Shane van Gisbergen is adamant the Supercars drivers making their GT debuts at Bathurst will have no trouble getting up to speed.
Jamie Whincup, Todd Kelly, Mark Winterbottom and Chaz Mostert are all racing GT3 cars for the first time this weekend.
Van Gisbergen has by contrast been a regular in GTs over recent years, winning last year’s Bathurst 12 Hour and Blancpain Endurance Series with McLaren.
The Kiwi switched to Mercedes this season, kicking off his year at the Daytona 24 Hours last weekend before joining Scott Taylor Motorsport at Bathurst.
While Whincup stressed that he faces a difficult task to adapt to his Ferrari following limited testing, Van Gisbergen expects him to be on the pace from the outset.

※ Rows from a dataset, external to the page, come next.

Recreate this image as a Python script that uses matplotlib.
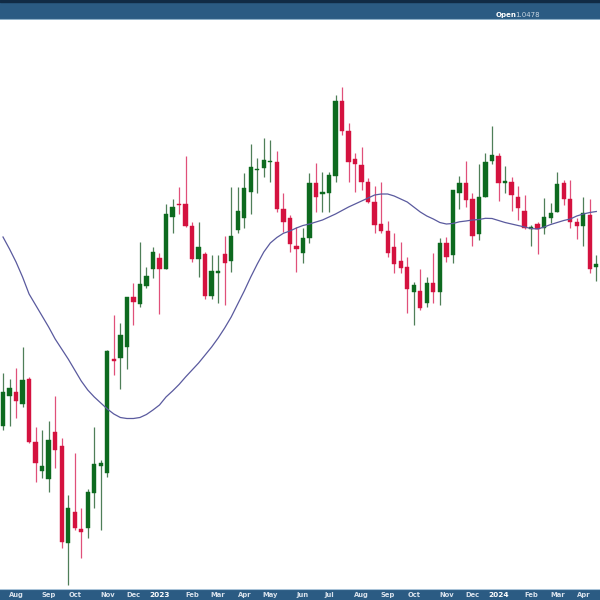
import matplotlib
matplotlib.use("Agg")
import matplotlib.pyplot as plt
import matplotlib.dates as mdates
from matplotlib.patches import Rectangle
import numpy as np
import pandas as pd

# ---------------- data (weekly candles) ----------------
start_date = "2022-07-18"
n_weeks = 92

opens = [174.3, 204.3, 208.0, 196.0, 221.0, 158.0, 129.0, 120.7, 168.0, 154.3,
         56.7, 88.3, 71.0, 72.3, 107.3, 134.0, 126.7, 241.0, 241.7, 252.7,
         302.7, 296.0, 314.3, 330.7, 341.7, 331.0, 382.7, 396.0, 395.7, 374.0,
         341.0, 345.7, 304.0, 326.7, 346.0, 339.3, 370.0, 381.7, 408.3, 429.7,
         431.7, 437.7, 438.3, 391.0, 381.7, 354.0, 346.7, 362.3, 417.3, 406.3,
         407.3, 424.3, 499.3, 469.3, 441.0, 435.0, 417.7, 398.3, 375.7, 369.3,
         352.7, 339.0, 332.7, 308.3, 309.3, 296.7, 316.7, 307.7, 356.7, 345.0,
         406.7, 416.7, 400.7, 366.0, 403.3, 439.3, 444.0, 417.3, 418.3, 402.7,
         389.0, 370.7, 376.0, 371.7, 381.7, 388.3, 417.3, 400.7, 378.3, 374.0,
         385.0, 332.7]
highs = [227.0, 221.0, 232.0, 253.3, 223.3, 173.3, 170.0, 179.3, 204.0, 162.0,
         105.0, 147.3, 92.0, 111.0, 173.3, 140.0, 250.0, 285.0, 277.0, 303.0,
         317.3, 358.3, 333.3, 352.7, 346.7, 396.0, 401.0, 413.3, 444.0, 377.7,
         378.3, 348.3, 345.0, 345.0, 364.3, 413.3, 413.3, 426.7, 456.0, 441.7,
         461.7, 460.0, 449.3, 406.7, 385.0, 373.3, 371.7, 426.7, 437.3, 427.7,
         427.7, 505.0, 513.3, 476.7, 447.3, 453.3, 421.7, 414.0, 418.3, 379.0,
         367.3, 358.3, 343.3, 318.3, 330.7, 323.3, 346.7, 361.7, 363.3, 410.0,
         424.0, 439.0, 406.7, 436.0, 446.7, 474.3, 446.7, 434.0, 423.3, 414.0,
         405.0, 375.0, 378.3, 402.3, 397.3, 428.3, 420.0, 420.0, 381.7, 402.7,
         400.7, 345.0]
lows = [170.0, 174.3, 182.0, 193.0, 157.0, 118.3, 122.0, 108.0, 132.0, 52.0,
        15.0, 70.0, 42.0, 62.0, 92.0, 70.0, 123.3, 225.0, 210.7, 230.7,
        275.0, 293.3, 311.7, 321.7, 286.0, 331.0, 366.7, 386.0, 373.3, 337.7,
        322.7, 300.7, 300.7, 297.3, 295.0, 328.3, 366.7, 371.7, 386.0, 406.7,
        423.3, 418.3, 388.3, 368.3, 348.3, 328.3, 337.3, 356.7, 388.3, 388.3,
        388.3, 417.7, 465.0, 418.3, 408.3, 410.0, 397.3, 366.7, 366.7, 343.3,
        326.7, 326.7, 286.7, 275.0, 290.0, 293.3, 296.7, 295.0, 338.3, 337.3,
        391.0, 393.3, 354.0, 360.0, 403.3, 436.0, 399.3, 407.3, 389.3, 380.0,
        370.7, 354.0, 346.0, 365.7, 376.7, 388.3, 395.0, 371.7, 360.7, 354.0,
        326.7, 319.3]
closes = [208.3, 212.3, 199.0, 220.0, 158.3, 137.3, 134.3, 160.0, 150.0, 58.3,
          92.3, 71.7, 68.3, 108.0, 136.0, 137.0, 249.3, 239.3, 265.0, 302.7,
          298.3, 316.0, 324.3, 348.3, 331.0, 386.0, 392.7, 394.7, 374.0, 341.0,
          353.3, 304.0, 329.0, 329.0, 336.7, 364.3, 389.3, 411.7, 432.7, 431.0,
          440.0, 439.0, 391.0, 378.3, 355.7, 350.7, 362.3, 417.3, 402.7, 408.0,
          425.0, 499.3, 469.3, 438.3, 436.0, 418.3, 398.3, 375.0, 369.3, 346.7,
          335.7, 332.3, 311.0, 315.0, 292.3, 317.5, 308.3, 356.7, 343.3, 410.0,
          416.7, 400.0, 364.0, 403.3, 438.3, 445.0, 417.3, 419.3, 405.0, 391.7,
          371.7, 372.7, 370.7, 382.7, 387.3, 416.0, 400.7, 378.3, 374.0, 387.3,
          331.0, 335.7]
ma_line = [363, 351, 338, 323, 306, 295, 284, 273, 261, 251,
           241, 230, 219, 210, 203, 197, 191, 186, 182.5, 181.5,
           181.5, 182.5, 185.5, 190, 195, 203, 209, 215.5, 223, 230,
           237, 245, 253, 262, 272, 283, 296, 309, 323, 336,
           348, 357, 362.5, 366.7, 369, 372, 374.5, 376, 378, 380,
           383, 386, 389.5, 393, 396, 399, 402, 405, 406, 406,
           404, 401, 398, 393, 388, 384, 381, 377.5, 376, 376.5,
           378.2, 379, 380, 380.5, 381.7, 381.5, 379.5, 377.5, 376, 374.5,
           373, 371.5, 371, 373, 375.5, 377.5, 379.5, 381, 384, 386,
           387.5, 388.5]

month_labels = ["Aug", "Sep", "Oct", "Nov", "Dec", "2023", "Feb", "Mar", "Apr",
                "May", "Jun", "Jul", "Aug", "Sep", "Oct", "Nov", "Dec", "2024",
                "Feb", "Mar", "Apr"]

header_label = "Open"
header_value = "1.0478"

# ---------------- styling ----------------
UP = "#0d6a1f"
DOWN = "#d4123f"
UP_WICK = "#4f7f58"
DOWN_WICK = "#e0507a"
MA_COLOR = "#5a5a9e"
BAR_BLUE = "#2b5b83"

dates = pd.date_range(start_date, periods=n_weeks, freq="7D")
xd = mdates.date2num(dates.to_pydatetime())

fig = plt.figure(figsize=(6, 6), dpi=100)
fig.patch.set_facecolor("white")

# main chart axes: from pixel y=20 to 589
ax = fig.add_axes([0, 11 / 600, 1, 569 / 600])
ax.set_facecolor("white")
for s in ax.spines.values():
    s.set_visible(False)
ax.set_xticks([])
ax.set_yticks([])

body_w = 4.6
for x, o, h, l, c in zip(xd, opens, highs, lows, closes):
    up = c >= o
    col = UP if up else DOWN
    wcol = UP_WICK if up else DOWN_WICK
    ax.vlines(x, l, h, color=wcol, lw=0.9, zorder=2)
    lo = min(o, c)
    hgt = max(abs(c - o), 1.6)
    if abs(c - o) < 1.6:
        lo = (o + c) / 2 - 0.8
    ax.add_patch(Rectangle((x - body_w / 2, lo), body_w, hgt,
                           facecolor=col, edgecolor=col, lw=0.3, zorder=3))

ax.plot(xd, ma_line, color=MA_COLOR, lw=0.9, zorder=4)

day_per_px = 7 / 6.52
ax.set_xlim(xd[0] - 3 * day_per_px, xd[0] + 597 * day_per_px)
ax.set_ylim(11, 580)

# month label positions: first weekly candle of each month (from Aug 2022)
month_pos = []
seen = set()
for d, x in zip(dates, xd):
    key = (d.year, d.month)
    if key not in seen:
        seen.add(key)
        if not (d.year == 2022 and d.month == 7):
            month_pos.append(x)
month_pos = month_pos[:len(month_labels)]

# bottom axis bar
bax = fig.add_axes([0, 0, 1, 11 / 600])
bax.set_facecolor(BAR_BLUE)
bax.set_xlim(ax.get_xlim())
bax.set_ylim(0, 1)
bax.set_xticks([])
bax.set_yticks([])
for s in bax.spines.values():
    s.set_visible(False)
bax.axhline(0.97, color="#a9c3d8", lw=0.8)
for lab, x in zip(month_labels, month_pos):
    is_year = lab.isdigit()
    bax.text(x, 0.42, lab, ha="center", va="center",
             fontsize=5.3 if is_year else 4.9,
             fontweight="bold",
             color="white" if is_year else "#d9e2ec")

# top header bar
hax = fig.add_axes([0, 1 - 20 / 600, 1, 20 / 600])
hax.set_facecolor(BAR_BLUE)
hax.set_xlim(0, 600)
hax.set_ylim(20, 0)
hax.set_xticks([])
hax.set_yticks([])
for s in hax.spines.values():
    s.set_visible(False)
hax.axhspan(0, 1.6, color="#112b45")
hax.axhline(19.4, color="#8fb0c8", lw=0.8)
hax.text(496, 15.0, header_label, fontsize=5.0, fontweight="bold",
         color="white", ha="left", va="center")
hax.text(515.5, 15.0, header_value, fontsize=5.0, color="#c9d6e2",
         ha="left", va="center")

fig.savefig("out.png", dpi=100)
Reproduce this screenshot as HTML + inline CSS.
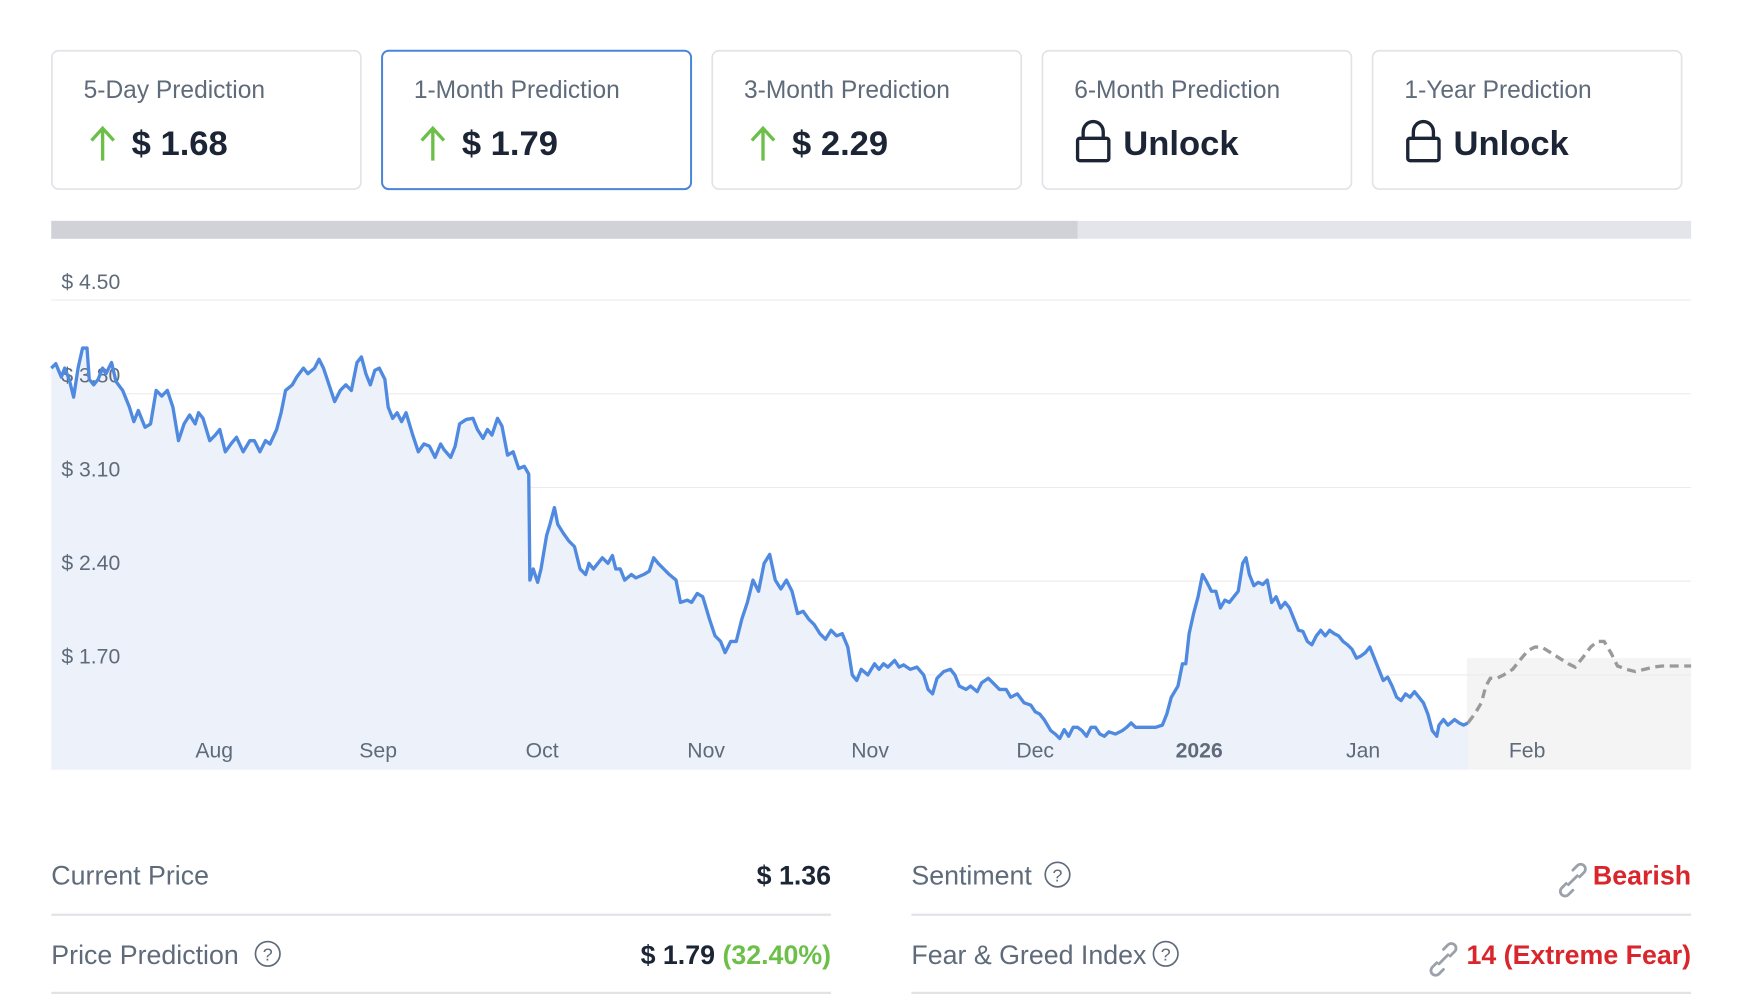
<!DOCTYPE html>
<html><head><meta charset="utf-8"><style>html,body{margin:0;padding:0;background:#fff}svg{display:block}</style></head><body>
<svg width="1748" height="1004" viewBox="0 0 1567 900" preserveAspectRatio="none" xmlns="http://www.w3.org/2000/svg" font-family="Liberation Sans, sans-serif">
<g fill="#fff" stroke="#e2e3e7" stroke-width="1.5">
<rect x="46.5" y="45.5" width="277" height="124" rx="6"/>
<rect x="342.5" y="45.5" width="277" height="124" rx="6" stroke="#4a86d8" stroke-width="1.8"/>
<rect x="638.5" y="45.5" width="277" height="124" rx="6"/>
<rect x="934.5" y="45.5" width="277" height="124" rx="6"/>
<rect x="1230.5" y="45.5" width="277" height="124" rx="6"/>
</g>
<g fill="#5f6b7a" font-size="22">
<text x="75" y="88">5-Day Prediction</text>
<text x="371" y="88">1-Month Prediction</text>
<text x="667" y="88">3-Month Prediction</text>
<text x="963" y="88">6-Month Prediction</text>
<text x="1259" y="88">1-Year Prediction</text>
</g>
<g stroke="#6cc04a" stroke-width="3" fill="none">
<path d="M92 144V116M82 126L92 115L102 126"/>
<path d="M388 144V116M378 126L388 115L398 126"/>
<path d="M684 144V116M674 126L684 115L694 126"/>
</g>
<g fill="#1c2535" font-size="31" font-weight="bold">
<text x="118" y="139">$ 1.68</text>
<text x="414" y="139">$ 1.79</text>
<text x="710" y="139">$ 2.29</text>
<text x="1007" y="139">Unlock</text>
<text x="1303" y="139">Unlock</text>
</g>
<g stroke="#1c2535" stroke-width="3" fill="none">
<rect x="966" y="124" width="28" height="20" rx="2"/><path d="M971 124v-6a9 9 0 0 1 18 0v6"/>
<rect x="1262" y="124" width="28" height="20" rx="2"/><path d="M1267 124v-6a9 9 0 0 1 18 0v6"/>
</g>
<rect x="46" y="198" width="1470" height="16" fill="#e4e5ea"/>
<rect x="46" y="198" width="920" height="16" fill="#d1d2d7"/>
<rect x="1315" y="590" width="201" height="100" fill="#f4f4f4"/>
<g stroke="#ececef" stroke-width="1">
<path d="M46 269H1516M46 353H1516M46 437H1516M46 521H1516M46 605H1516"/>
</g>
<path fill="#edf2fa" d="M46,330 L50,326 L55,338 L58,330 L62,340 L66,356 L70,330 L74,312 L78,312 L80,340 L84,345 L88,340 L92,330 L95,335 L100,325 L104,342 L110,350 L116,365 L120,378 L124,368 L130,383 L135,380 L140,350 L145,355 L150,350 L155,365 L160,395 L165,380 L170,372 L175,380 L178,370 L182,375 L188,395 L193,390 L197,385 L202,405 L207,398 L212,392 L218,405 L224,395 L228,395 L233,405 L238,395 L242,398 L248,385 L252,370 L256,350 L262,345 L266,338 L272,330 L276,335 L282,330 L286,322 L290,330 L295,345 L300,360 L305,350 L310,345 L315,350 L320,325 L324,320 L328,335 L332,345 L336,332 L340,330 L345,340 L348,365 L352,375 L356,370 L360,378 L364,370 L370,390 L375,405 L380,398 L385,400 L390,410 L395,398 L398,403 L404,410 L408,400 L412,380 L418,376 L424,375 L428,385 L433,393 L437,385 L441,390 L446,375 L450,382 L455,408 L460,405 L465,420 L470,418 L474,425 L475,520 L478,510 L482,522 L485,510 L490,480 L493,470 L497,455 L500,470 L505,478 L510,485 L515,490 L520,510 L525,515 L528,505 L532,510 L536,505 L540,500 L545,505 L549,498 L552,510 L556,510 L560,520 L566,515 L570,518 L577,515 L582,512 L586,500 L590,505 L595,510 L600,515 L606,520 L610,540 L616,538 L620,540 L625,532 L630,535 L636,555 L641,570 L646,575 L650,585 L655,575 L660,575 L665,555 L670,540 L675,520 L680,530 L685,505 L690,497 L695,520 L700,528 L705,520 L710,530 L715,550 L720,548 L725,555 L730,560 L735,568 L740,573 L745,565 L750,570 L755,568 L760,580 L764,605 L768,610 L772,600 L778,605 L784,595 L788,600 L792,595 L796,598 L802,592 L806,598 L810,596 L816,600 L822,598 L828,605 L832,618 L836,622 L840,608 L846,602 L852,600 L856,605 L860,615 L866,618 L870,615 L876,620 L880,612 L886,608 L890,612 L896,618 L902,618 L906,625 L912,622 L918,630 L924,632 L928,638 L932,640 L936,645 L942,655 L946,658 L950,662 L954,654 L958,660 L962,652 L966,652 L970,655 L974,660 L978,652 L982,652 L986,658 L990,660 L994,656 L1000,658 L1006,655 L1010,652 L1014,648 L1018,652 L1024,652 L1030,652 L1036,652 L1042,650 L1046,640 L1050,625 L1056,615 L1060,595 L1063,595 L1066,568 L1070,550 L1074,535 L1078,515 L1082,522 L1086,530 L1090,530 L1094,545 L1098,538 L1102,540 L1106,535 L1110,530 L1114,505 L1117,500 L1120,515 L1124,525 L1128,522 L1132,524 L1136,520 L1140,540 L1144,535 L1148,545 L1152,540 L1156,545 L1160,555 L1164,565 L1168,566 L1172,575 L1176,578 L1180,570 L1184,565 L1188,570 L1192,565 L1196,568 L1200,570 L1204,575 L1208,578 L1212,582 L1216,590 L1220,588 L1224,585 L1228,580 L1232,590 L1236,600 L1240,610 L1244,607 L1248,615 L1252,625 L1256,628 L1260,622 L1264,625 L1268,620 L1272,625 L1276,630 L1280,640 L1284,655 L1288,660 L1290,650 L1294,645 L1298,650 L1304,645 L1308,648 L1312,650 L1316,648 L1316,690 L46,690 Z"/>
<g fill="#5f6b7a" font-size="19">
<text x="55" y="259">$ 4.50</text>
<text x="55" y="343">$ 3.80</text>
<text x="55" y="427">$ 3.10</text>
<text x="55" y="511">$ 2.40</text>
<text x="55" y="595">$ 1.70</text>
<g text-anchor="middle">
<text x="192" y="679">Aug</text><text x="339" y="679">Sep</text><text x="486" y="679">Oct</text><text x="633" y="679">Nov</text><text x="780" y="679">Nov</text><text x="928" y="679">Dec</text><text x="1075" y="679" font-weight="bold">2026</text><text x="1222" y="679">Jan</text><text x="1369" y="679">Feb</text>
</g></g>
<path fill="none" stroke="#4f8ae0" stroke-width="3" stroke-linejoin="round" d="M46,330 L50,326 L55,338 L58,330 L62,340 L66,356 L70,330 L74,312 L78,312 L80,340 L84,345 L88,340 L92,330 L95,335 L100,325 L104,342 L110,350 L116,365 L120,378 L124,368 L130,383 L135,380 L140,350 L145,355 L150,350 L155,365 L160,395 L165,380 L170,372 L175,380 L178,370 L182,375 L188,395 L193,390 L197,385 L202,405 L207,398 L212,392 L218,405 L224,395 L228,395 L233,405 L238,395 L242,398 L248,385 L252,370 L256,350 L262,345 L266,338 L272,330 L276,335 L282,330 L286,322 L290,330 L295,345 L300,360 L305,350 L310,345 L315,350 L320,325 L324,320 L328,335 L332,345 L336,332 L340,330 L345,340 L348,365 L352,375 L356,370 L360,378 L364,370 L370,390 L375,405 L380,398 L385,400 L390,410 L395,398 L398,403 L404,410 L408,400 L412,380 L418,376 L424,375 L428,385 L433,393 L437,385 L441,390 L446,375 L450,382 L455,408 L460,405 L465,420 L470,418 L474,425 L475,520 L478,510 L482,522 L485,510 L490,480 L493,470 L497,455 L500,470 L505,478 L510,485 L515,490 L520,510 L525,515 L528,505 L532,510 L536,505 L540,500 L545,505 L549,498 L552,510 L556,510 L560,520 L566,515 L570,518 L577,515 L582,512 L586,500 L590,505 L595,510 L600,515 L606,520 L610,540 L616,538 L620,540 L625,532 L630,535 L636,555 L641,570 L646,575 L650,585 L655,575 L660,575 L665,555 L670,540 L675,520 L680,530 L685,505 L690,497 L695,520 L700,528 L705,520 L710,530 L715,550 L720,548 L725,555 L730,560 L735,568 L740,573 L745,565 L750,570 L755,568 L760,580 L764,605 L768,610 L772,600 L778,605 L784,595 L788,600 L792,595 L796,598 L802,592 L806,598 L810,596 L816,600 L822,598 L828,605 L832,618 L836,622 L840,608 L846,602 L852,600 L856,605 L860,615 L866,618 L870,615 L876,620 L880,612 L886,608 L890,612 L896,618 L902,618 L906,625 L912,622 L918,630 L924,632 L928,638 L932,640 L936,645 L942,655 L946,658 L950,662 L954,654 L958,660 L962,652 L966,652 L970,655 L974,660 L978,652 L982,652 L986,658 L990,660 L994,656 L1000,658 L1006,655 L1010,652 L1014,648 L1018,652 L1024,652 L1030,652 L1036,652 L1042,650 L1046,640 L1050,625 L1056,615 L1060,595 L1063,595 L1066,568 L1070,550 L1074,535 L1078,515 L1082,522 L1086,530 L1090,530 L1094,545 L1098,538 L1102,540 L1106,535 L1110,530 L1114,505 L1117,500 L1120,515 L1124,525 L1128,522 L1132,524 L1136,520 L1140,540 L1144,535 L1148,545 L1152,540 L1156,545 L1160,555 L1164,565 L1168,566 L1172,575 L1176,578 L1180,570 L1184,565 L1188,570 L1192,565 L1196,568 L1200,570 L1204,575 L1208,578 L1212,582 L1216,590 L1220,588 L1224,585 L1228,580 L1232,590 L1236,600 L1240,610 L1244,607 L1248,615 L1252,625 L1256,628 L1260,622 L1264,625 L1268,620 L1272,625 L1276,630 L1280,640 L1284,655 L1288,660 L1290,650 L1294,645 L1298,650 L1304,645 L1308,648 L1312,650 L1316,648"/>
<path fill="none" stroke="#9a9a9a" stroke-width="3" stroke-dasharray="8 5" d="M1316,648 L1322,640 L1328,630 L1332,615 L1336,608 L1342,608 L1348,605 L1356,600 L1364,590 L1370,583 L1376,580 L1382,580 L1390,585 L1398,590 L1406,595 L1412,598 L1420,588 L1426,580 L1432,575 L1438,575 L1444,585 L1450,597 L1458,600 L1466,602 L1474,600 L1482,598 L1490,597 L1500,597 L1516,597"/>
<g stroke="#e2e3e7" stroke-width="2"><path d="M46 820H745M46 890H745M817 820H1516M817 890H1516"/></g>
<g font-size="24" fill="#5f6b7a">
<text x="46" y="793">Current Price</text>
<text x="46" y="864">Price Prediction</text>
<text x="817" y="793">Sentiment</text>
<text x="817" y="864">Fear &amp; Greed Index</text>
</g>
<g fill="none" stroke="#5f6b7a" stroke-width="1.5">
<circle cx="240" cy="855" r="11"/><circle cx="948" cy="784" r="11"/><circle cx="1045" cy="855" r="11"/>
</g>
<g font-size="16" fill="#5f6b7a" text-anchor="middle"><text x="240" y="861">?</text><text x="948" y="790">?</text><text x="1045" y="861">?</text></g>
<g font-size="24" font-weight="bold" text-anchor="end">
<text x="745" y="793" fill="#1c2535">$ 1.36</text>
<text x="745" y="864" fill="#1c2535">$ 1.79 <tspan fill="#6cc04a">(32.40%)</tspan></text>
<text x="1516" y="793" fill="#d9262c">Bearish</text>
<text x="1516" y="864" fill="#d9262c">14 (Extreme Fear)</text>
</g>
<g fill="none" stroke="#9aa1ab" stroke-width="2.5" stroke-linecap="round">
<path d="M1406 793l8-8M1410 780l4-4a4 4 0 0 1 6 6l-4 4M1410 798l-4 4a4 4 0 0 1-6-6l4-4"/>
<path d="M1290 864l8-8M1294 851l4-4a4 4 0 0 1 6 6l-4 4M1294 869l-4 4a4 4 0 0 1-6-6l4-4"/>
</g>
</svg>
</body></html>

“These cars are easy to drive on the limit. You just drive on the (electronic driver) aids,” Van Gisbergen told Supercars.com.
“Those guys do a 2:05s and 2:06s in a Supercar around here and it’s super easy to drive one of these compared to a Supercar.
“You just press the brake as hard as you can and it just stops. It’s a lot less skill and technique than a Supercar.
“When you do a 2:06 in a Supercar compared to a 2:01 (in a GT) here you feel much better about a 2:06. You feel like you’ve really driven a lap (in a Supercar).
“It was cool last year to do it (a 2:01s), but race cars shouldn’t have aids.
“I pray Supercars doesn’t go that way. If we keep gearshifts and no ABS (anti-lock brakes) and no TC (traction control), it’s a proper race car.
“Those (Supercars) guys, I think, will impress and hopefully, like me, it will help them to do more racing overseas if they want.”
The Mercedes that Van Gisbergen is sharing with countryman Craig Baird and German Maro Engel and has been touted as the favourite for Sunday’s race.
“I don’t know why,” Van Gisbergen said of the favourites tag, stressing that form is “a guessing game” due to the Balance of Performance system.
“When I look at the entry, I see 12 cars definitely and maybe 13 to 14 that can be strong if it goes their way.”
While already well and truly settled into the Mercedes thanks to Daytona, Van Gisbergen expects a very different Bathurst 12 Hour to last year.
“Last year was really high pace, like a sprint race,” he said.
“This year it’s going to be traffic management, less risk, being smooth and staying on the lead lap until the end.
“There will be lots of Safety Cars and carnage and you’ve just got to get the strategy right.”
This weekend sees Van Gisbergen reunited with race engineer Dr Geoff Slater, who worked with the Kiwi at Tekno in 2014 and 2015.